We know this because Brenau Office of Communications & Publications is in the process of developing an “experts data base” from faculty and staff because occasionally the media and others need some ’splaining to be done. This is just such an occasion. We turn to our resident weather expert, Dr. Rudi Kieffer, and ask him what happened:
“What occurred in Gainesville was a typical convective thunderstorm. This kind is quite common in the summer. Humidity can be thought of as energy. The water vapor in the atmosphere condenses when clouds form, and this process releases heat. We had a high of 85 degrees, and the rise of air over the hot city surfaces was amplified by release of heat energy from condensation. While this storm was small in diameter (probably less than 10 square miles), it built up quite strongly. At the peak of the event, winds gusted to 39 mph with quick, heavy downpours. Several trees were brought down on the Brenau Campus, along with a power pole at Washington and Main streets.
“This is not anywhere near the power of the 1936 tornado, whose winds speeds beyond 100 mph knocked a huge hole into the ceiling of Pearce Auditorium and removed dozens of trees. But we’re still fortunate that no injuries were reported, since falling tree limbs are dangerous in any storm. Overall, the Aug. 18 thunderstorm was heavy but not unusual, because north Georgia is an area where intense heat from the sun combines with a steady influx of moisture from the Gulf of Mexico at this time of the year. Another month of summer lies ahead, so we’re likely to see more isolated thunderstorms of this kind. “
The Gainesville City Board of Education recognized Brenau Chair and Assistant Professor of Education Eugene Williams for his generous donation of school supplies and materials to Fair Street School at the board meeting on Monday, Aug. 18.
A humble and dedicated leader, Williams shares more than thirty years of experience at the K-12 and higher education levels as a classroom teacher and administrator. Way to go, Dr. Williams!
Brenau’s retirement representative will be on campus to meet with individuals on Friday, Sept. 19. If you would like to schedule an appointment, please contact Kelley Maddox at 770-534-6270 or firstname.lastname@example.org.
The owner and manager of Conflict CrossFit is offering all Brenau students, parents, alumni, faculty and staff a 20% discount when they show their ID or the Brenau Alumni card.
To learn more about Conflict Crossfit visit http://www.conflictcrossfit.com/.
The Brenau cheerleading team has accepted the ALS Ice Bucket Challenge from Chestatee 8th grade cheerleader Kaylee Grace Lucas. Cheerleading and Dr. Schrader, in turn, challenge every Brenau athletic team, admissions, the Provost and all of the academic deans.

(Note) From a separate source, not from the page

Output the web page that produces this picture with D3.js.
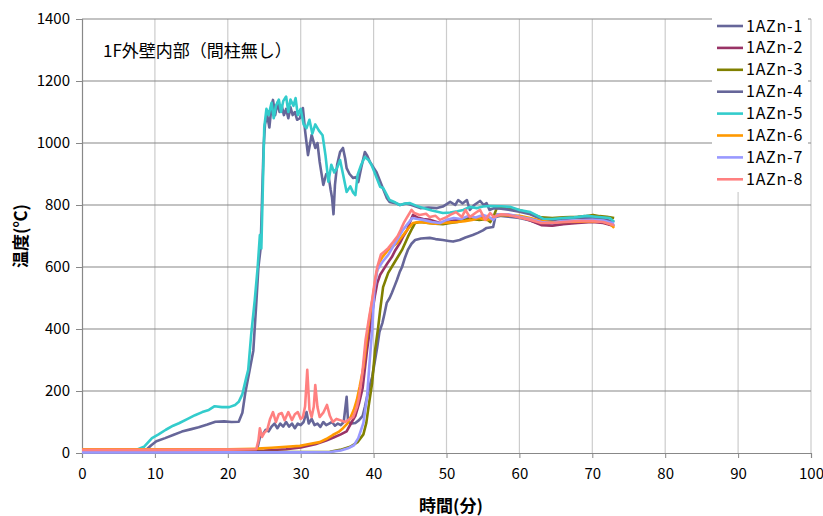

Watch the video and view the original post on Facebook at https://www.facebook.com/brenauuniversity.
Let’s hear our tigers roar!
The late Paul Hemphill, who served at Brenau’s writer-in-residence from June 1985 until August of ’93, broke into the national consciousness as a writer with the 1970 book The Nashville Sound: Bright Lights and Country Music. The book was his first and best-selling work. But his wife Susan Percy, the retired editor of Georgia Trend magazine who frequently oversaw publication of articles about Brenau, announced that the University of Georgia Press will re-issue the book in the spring of 2015.
Birmingham, Alabama, native Hemphill, then a newspaper columnist of some repute in Atlanta, started the book while he was on a Nieman Fellowship for journalists at Harvard University. The New York Times described the book as “one of the best works on country music ever written.” Hemphill got the title from a song by Georgia singer-songwriter Whisperin’ Bill Anderson, and it turned the national spotlight on the scene around the Grand Ole Opry in Nashville, Tennessee, at a time when the often-ridiculed genre was making its break into the mainstream to achieve broader cultural recognition.
Hemphill in his work often referred to long nights on the road with his truck-driving father listening to fellow Alabaman Hank Williams on the radio. His 2005 book, Lovesick Blues, a critically acclaimed biography of Williams, returned him to his familiar subject matter.
Hemphill died of throat cancer in 2009 at 73.